YOUR INSTRUCTIONS
Answer with one number: how many lines hold "this".

[Entries from a dataset]
━━━

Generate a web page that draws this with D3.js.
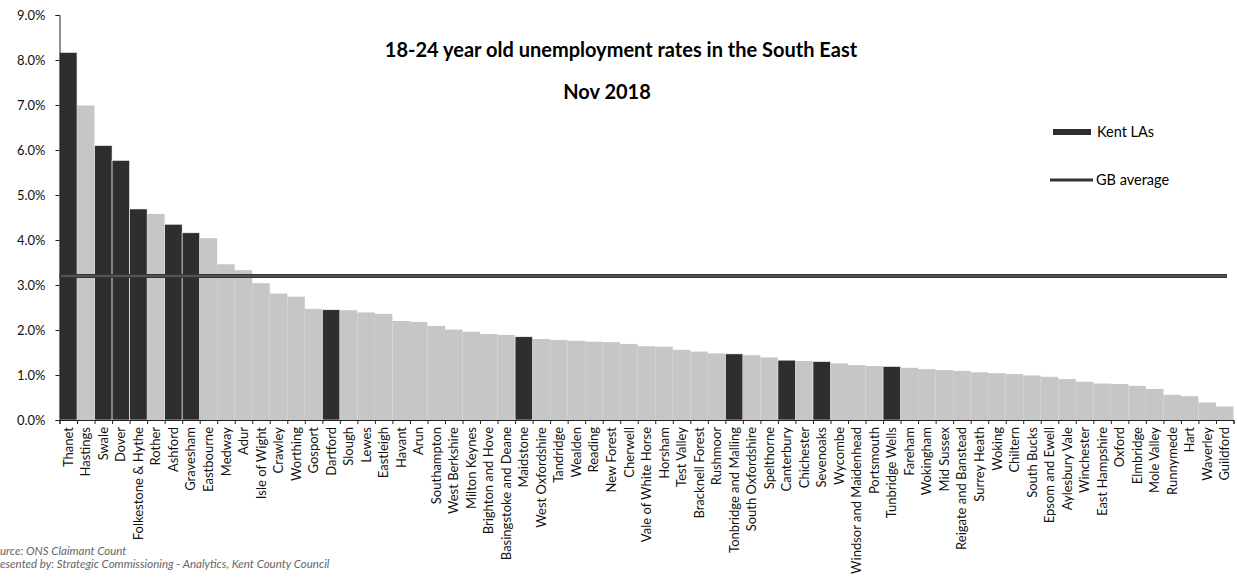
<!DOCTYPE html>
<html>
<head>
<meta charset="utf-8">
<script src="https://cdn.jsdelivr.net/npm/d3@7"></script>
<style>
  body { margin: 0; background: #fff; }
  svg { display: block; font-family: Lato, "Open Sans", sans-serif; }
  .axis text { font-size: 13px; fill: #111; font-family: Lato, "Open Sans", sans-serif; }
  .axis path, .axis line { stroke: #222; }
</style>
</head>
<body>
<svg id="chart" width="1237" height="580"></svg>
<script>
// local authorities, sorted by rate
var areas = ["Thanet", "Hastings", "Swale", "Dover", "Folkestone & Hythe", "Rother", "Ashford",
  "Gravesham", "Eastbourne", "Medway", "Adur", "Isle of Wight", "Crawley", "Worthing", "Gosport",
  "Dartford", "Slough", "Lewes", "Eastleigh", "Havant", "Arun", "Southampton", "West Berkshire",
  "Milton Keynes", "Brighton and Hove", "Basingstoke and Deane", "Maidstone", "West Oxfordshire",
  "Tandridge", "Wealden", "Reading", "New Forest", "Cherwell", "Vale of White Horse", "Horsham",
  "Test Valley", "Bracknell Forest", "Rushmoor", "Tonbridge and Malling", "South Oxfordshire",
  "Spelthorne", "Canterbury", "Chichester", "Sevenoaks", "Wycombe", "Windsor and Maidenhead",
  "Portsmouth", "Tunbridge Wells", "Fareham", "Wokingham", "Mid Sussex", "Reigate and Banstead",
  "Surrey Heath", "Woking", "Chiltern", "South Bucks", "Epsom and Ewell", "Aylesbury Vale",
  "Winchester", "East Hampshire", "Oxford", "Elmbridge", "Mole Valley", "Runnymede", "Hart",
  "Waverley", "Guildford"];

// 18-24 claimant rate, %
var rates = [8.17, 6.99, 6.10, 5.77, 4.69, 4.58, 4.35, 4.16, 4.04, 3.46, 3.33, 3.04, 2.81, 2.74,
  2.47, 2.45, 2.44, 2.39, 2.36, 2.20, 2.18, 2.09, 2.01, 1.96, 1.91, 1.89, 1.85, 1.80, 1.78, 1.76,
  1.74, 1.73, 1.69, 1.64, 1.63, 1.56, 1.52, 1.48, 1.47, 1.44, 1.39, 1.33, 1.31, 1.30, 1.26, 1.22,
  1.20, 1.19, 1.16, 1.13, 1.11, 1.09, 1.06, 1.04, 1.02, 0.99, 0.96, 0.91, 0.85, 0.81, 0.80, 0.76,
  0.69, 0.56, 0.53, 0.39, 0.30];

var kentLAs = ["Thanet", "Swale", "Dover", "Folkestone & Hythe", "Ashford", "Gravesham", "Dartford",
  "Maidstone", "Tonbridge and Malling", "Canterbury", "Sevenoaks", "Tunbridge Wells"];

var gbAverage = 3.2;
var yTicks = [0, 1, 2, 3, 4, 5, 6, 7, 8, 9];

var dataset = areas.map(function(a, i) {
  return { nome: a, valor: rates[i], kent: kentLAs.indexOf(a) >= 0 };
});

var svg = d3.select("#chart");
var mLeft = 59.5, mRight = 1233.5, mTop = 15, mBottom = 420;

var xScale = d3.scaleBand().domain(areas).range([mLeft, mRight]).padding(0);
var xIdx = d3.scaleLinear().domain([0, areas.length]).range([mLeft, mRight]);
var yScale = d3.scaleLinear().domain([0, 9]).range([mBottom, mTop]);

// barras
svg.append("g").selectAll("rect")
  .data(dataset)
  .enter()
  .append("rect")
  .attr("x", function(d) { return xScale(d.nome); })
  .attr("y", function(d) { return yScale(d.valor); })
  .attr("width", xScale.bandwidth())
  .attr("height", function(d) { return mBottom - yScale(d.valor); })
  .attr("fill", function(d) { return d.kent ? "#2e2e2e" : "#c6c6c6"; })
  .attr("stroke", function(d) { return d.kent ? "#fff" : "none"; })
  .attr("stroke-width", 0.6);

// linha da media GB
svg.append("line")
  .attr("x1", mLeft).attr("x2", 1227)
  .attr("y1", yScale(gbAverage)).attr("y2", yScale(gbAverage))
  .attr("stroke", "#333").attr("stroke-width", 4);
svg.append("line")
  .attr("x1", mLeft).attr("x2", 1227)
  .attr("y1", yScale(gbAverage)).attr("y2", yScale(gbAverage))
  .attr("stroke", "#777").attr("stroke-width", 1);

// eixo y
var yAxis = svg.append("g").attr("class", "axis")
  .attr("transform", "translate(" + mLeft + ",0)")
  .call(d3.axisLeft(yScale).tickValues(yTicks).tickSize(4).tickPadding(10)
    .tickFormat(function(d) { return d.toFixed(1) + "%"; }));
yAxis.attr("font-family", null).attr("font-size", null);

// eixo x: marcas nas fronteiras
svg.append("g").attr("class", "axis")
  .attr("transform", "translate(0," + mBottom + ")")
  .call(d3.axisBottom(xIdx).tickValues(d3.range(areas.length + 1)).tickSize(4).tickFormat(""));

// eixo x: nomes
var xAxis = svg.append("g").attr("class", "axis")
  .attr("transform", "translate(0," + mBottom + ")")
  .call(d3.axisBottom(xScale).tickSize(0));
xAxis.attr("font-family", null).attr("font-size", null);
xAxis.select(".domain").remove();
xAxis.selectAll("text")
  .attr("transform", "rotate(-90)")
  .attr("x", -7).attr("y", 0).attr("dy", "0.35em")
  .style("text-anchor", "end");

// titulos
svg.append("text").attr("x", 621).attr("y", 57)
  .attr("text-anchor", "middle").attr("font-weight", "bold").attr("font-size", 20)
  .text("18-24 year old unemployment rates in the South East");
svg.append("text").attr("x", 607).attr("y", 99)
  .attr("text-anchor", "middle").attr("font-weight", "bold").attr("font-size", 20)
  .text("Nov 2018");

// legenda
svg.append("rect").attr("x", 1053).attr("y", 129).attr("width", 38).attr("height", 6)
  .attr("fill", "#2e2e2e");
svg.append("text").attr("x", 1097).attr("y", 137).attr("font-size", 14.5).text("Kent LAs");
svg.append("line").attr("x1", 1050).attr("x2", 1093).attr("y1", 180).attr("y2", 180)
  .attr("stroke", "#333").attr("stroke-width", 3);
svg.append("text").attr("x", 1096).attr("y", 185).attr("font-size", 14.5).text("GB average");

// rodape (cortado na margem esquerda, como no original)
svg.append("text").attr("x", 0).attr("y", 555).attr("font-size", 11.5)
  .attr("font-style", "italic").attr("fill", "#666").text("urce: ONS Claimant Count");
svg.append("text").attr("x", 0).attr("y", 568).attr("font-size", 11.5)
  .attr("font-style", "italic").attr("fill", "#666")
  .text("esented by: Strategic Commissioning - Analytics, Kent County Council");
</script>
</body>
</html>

━━━

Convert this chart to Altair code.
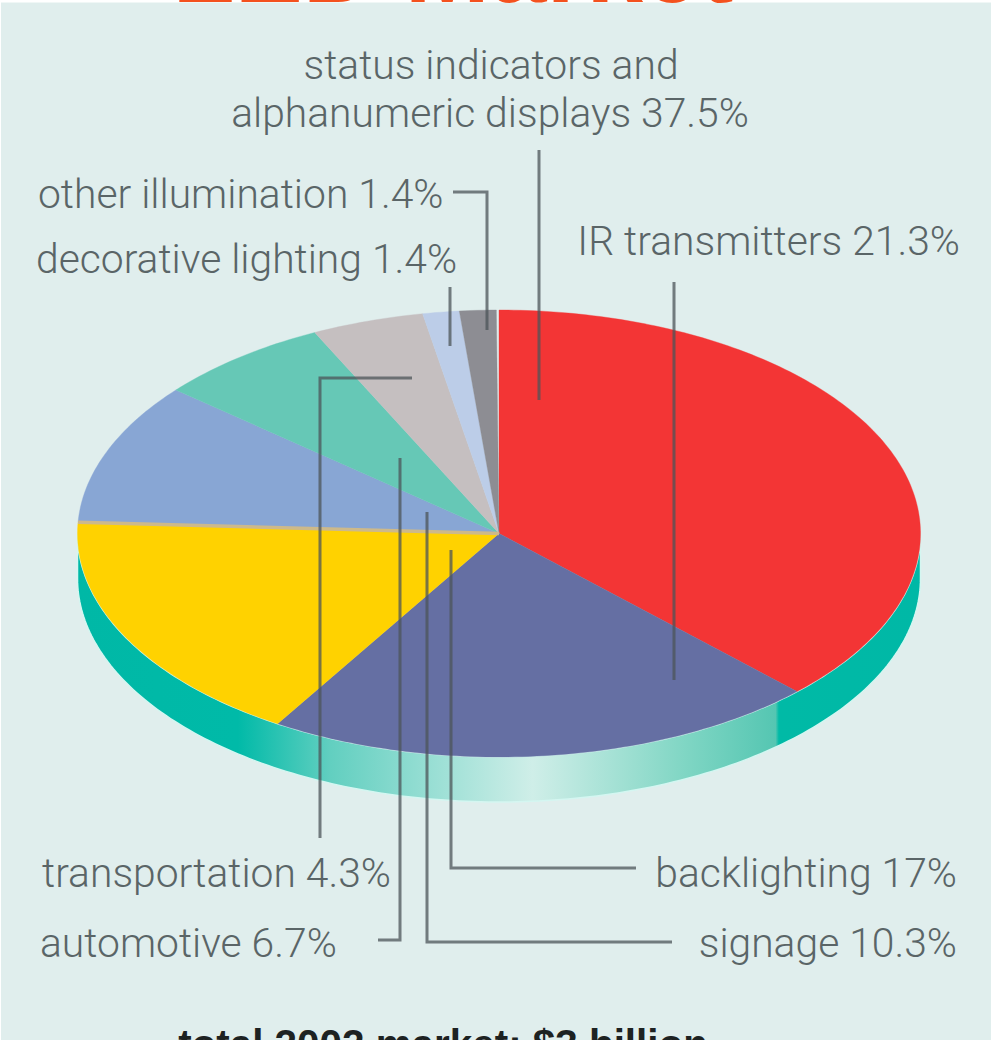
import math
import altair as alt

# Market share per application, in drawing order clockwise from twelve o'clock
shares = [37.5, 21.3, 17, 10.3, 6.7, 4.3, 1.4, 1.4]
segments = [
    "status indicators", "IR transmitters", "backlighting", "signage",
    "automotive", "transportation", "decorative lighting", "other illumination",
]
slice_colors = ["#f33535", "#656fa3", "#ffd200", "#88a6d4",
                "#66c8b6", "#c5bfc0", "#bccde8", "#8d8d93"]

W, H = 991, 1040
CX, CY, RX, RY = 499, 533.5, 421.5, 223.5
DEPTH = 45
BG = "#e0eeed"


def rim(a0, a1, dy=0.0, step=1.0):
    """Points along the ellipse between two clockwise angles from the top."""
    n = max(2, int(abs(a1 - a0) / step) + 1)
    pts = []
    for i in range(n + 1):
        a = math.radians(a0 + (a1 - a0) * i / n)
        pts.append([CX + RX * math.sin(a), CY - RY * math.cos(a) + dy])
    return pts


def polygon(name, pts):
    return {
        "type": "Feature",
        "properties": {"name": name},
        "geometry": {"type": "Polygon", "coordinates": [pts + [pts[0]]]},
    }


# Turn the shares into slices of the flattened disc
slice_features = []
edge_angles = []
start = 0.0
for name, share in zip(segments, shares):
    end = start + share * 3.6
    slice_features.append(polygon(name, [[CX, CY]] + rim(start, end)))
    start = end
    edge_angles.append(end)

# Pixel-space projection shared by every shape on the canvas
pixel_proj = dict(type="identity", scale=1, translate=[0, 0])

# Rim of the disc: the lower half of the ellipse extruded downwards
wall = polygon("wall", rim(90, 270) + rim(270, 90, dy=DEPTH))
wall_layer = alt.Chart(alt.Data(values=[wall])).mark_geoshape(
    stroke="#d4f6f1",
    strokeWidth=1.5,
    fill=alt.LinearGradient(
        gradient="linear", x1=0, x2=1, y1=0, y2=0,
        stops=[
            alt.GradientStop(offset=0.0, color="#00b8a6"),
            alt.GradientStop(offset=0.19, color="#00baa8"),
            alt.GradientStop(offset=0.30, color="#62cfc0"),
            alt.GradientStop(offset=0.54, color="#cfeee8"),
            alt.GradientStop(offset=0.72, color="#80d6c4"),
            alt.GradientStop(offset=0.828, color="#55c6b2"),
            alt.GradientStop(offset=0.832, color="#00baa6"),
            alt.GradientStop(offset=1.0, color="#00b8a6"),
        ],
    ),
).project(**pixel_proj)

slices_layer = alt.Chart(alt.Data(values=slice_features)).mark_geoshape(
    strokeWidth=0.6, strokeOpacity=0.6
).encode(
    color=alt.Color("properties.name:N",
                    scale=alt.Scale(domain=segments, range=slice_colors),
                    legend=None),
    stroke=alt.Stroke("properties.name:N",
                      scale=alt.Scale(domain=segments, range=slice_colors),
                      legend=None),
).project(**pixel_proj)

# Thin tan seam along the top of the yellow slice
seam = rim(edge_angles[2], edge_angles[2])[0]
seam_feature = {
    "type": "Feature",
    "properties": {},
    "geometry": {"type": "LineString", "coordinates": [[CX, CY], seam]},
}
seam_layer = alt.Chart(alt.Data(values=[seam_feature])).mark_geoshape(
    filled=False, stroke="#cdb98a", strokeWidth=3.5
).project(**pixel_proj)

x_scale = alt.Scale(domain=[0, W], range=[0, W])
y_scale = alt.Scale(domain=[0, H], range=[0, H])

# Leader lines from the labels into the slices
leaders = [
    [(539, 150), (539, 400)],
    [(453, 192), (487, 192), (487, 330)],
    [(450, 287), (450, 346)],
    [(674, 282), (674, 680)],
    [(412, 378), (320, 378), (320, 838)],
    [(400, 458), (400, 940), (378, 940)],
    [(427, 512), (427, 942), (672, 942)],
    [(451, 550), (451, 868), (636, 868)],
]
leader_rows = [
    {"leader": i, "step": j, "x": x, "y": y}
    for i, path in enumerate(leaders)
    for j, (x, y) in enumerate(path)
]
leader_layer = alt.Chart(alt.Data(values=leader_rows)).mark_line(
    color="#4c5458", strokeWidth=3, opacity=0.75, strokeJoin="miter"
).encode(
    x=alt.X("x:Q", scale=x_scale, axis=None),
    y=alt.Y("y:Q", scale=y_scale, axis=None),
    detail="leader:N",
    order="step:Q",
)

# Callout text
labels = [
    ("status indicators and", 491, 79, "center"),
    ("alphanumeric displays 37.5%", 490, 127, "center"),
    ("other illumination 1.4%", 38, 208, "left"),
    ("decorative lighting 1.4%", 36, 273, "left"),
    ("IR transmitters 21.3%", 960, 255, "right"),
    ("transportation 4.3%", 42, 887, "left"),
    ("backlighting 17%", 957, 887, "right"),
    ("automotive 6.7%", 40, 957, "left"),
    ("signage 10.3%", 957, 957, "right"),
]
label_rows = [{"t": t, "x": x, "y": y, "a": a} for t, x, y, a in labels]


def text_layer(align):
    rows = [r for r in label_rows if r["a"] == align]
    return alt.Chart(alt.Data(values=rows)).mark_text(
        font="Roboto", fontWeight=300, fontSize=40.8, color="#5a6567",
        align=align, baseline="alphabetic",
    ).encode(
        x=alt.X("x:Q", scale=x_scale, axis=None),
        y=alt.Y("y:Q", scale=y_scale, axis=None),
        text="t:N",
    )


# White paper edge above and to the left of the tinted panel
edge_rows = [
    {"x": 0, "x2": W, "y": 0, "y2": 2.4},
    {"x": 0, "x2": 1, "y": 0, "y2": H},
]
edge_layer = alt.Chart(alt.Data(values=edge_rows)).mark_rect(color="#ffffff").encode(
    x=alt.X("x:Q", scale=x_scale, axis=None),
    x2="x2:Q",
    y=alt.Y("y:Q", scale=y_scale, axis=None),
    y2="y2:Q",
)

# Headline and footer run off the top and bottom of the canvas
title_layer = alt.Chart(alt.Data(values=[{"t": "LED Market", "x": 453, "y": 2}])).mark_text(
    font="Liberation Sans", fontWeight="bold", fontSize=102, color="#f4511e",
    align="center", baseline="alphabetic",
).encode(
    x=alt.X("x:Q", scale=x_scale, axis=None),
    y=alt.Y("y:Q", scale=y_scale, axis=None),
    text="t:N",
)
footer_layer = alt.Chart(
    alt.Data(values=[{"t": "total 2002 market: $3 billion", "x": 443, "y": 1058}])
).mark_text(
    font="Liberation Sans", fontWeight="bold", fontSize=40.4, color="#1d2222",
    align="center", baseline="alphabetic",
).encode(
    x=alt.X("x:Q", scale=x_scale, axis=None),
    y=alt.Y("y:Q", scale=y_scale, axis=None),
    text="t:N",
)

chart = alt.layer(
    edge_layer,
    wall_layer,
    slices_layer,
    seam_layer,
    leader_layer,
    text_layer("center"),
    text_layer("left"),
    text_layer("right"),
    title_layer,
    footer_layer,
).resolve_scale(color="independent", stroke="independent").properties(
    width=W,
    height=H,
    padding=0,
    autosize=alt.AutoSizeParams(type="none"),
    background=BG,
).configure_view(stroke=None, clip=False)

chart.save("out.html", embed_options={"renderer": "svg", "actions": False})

━━━

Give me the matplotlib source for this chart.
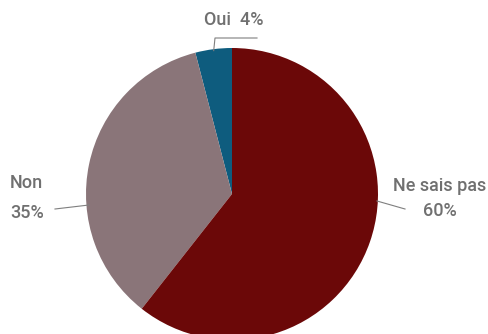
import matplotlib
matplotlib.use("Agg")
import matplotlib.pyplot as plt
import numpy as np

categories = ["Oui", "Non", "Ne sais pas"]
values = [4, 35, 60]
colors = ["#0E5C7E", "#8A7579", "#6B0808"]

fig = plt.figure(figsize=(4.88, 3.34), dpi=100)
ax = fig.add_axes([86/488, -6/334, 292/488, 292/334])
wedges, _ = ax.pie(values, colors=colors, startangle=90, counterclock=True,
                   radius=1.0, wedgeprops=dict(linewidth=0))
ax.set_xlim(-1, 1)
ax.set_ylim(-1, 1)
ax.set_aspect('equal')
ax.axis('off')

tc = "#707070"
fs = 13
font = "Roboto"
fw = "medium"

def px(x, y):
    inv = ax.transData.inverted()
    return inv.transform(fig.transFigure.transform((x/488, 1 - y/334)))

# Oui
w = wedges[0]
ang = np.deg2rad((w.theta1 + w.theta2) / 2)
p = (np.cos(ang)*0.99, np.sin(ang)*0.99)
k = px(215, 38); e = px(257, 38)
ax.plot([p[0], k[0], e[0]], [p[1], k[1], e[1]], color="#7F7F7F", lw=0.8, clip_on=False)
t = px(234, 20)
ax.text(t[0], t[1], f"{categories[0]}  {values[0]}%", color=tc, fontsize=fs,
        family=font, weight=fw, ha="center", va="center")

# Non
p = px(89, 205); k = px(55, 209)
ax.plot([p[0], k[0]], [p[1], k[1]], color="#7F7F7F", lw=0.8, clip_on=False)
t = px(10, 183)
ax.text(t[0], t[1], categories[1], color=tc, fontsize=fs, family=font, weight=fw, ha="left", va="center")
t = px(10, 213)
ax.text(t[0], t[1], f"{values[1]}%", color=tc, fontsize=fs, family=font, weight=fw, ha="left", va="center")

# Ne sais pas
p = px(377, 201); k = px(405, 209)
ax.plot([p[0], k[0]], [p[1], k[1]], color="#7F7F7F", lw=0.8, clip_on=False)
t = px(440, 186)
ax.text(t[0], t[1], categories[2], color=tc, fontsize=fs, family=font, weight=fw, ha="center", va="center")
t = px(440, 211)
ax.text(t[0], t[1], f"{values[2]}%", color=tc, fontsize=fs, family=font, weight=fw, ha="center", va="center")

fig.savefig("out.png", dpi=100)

━━━

FULL RESPONSE
3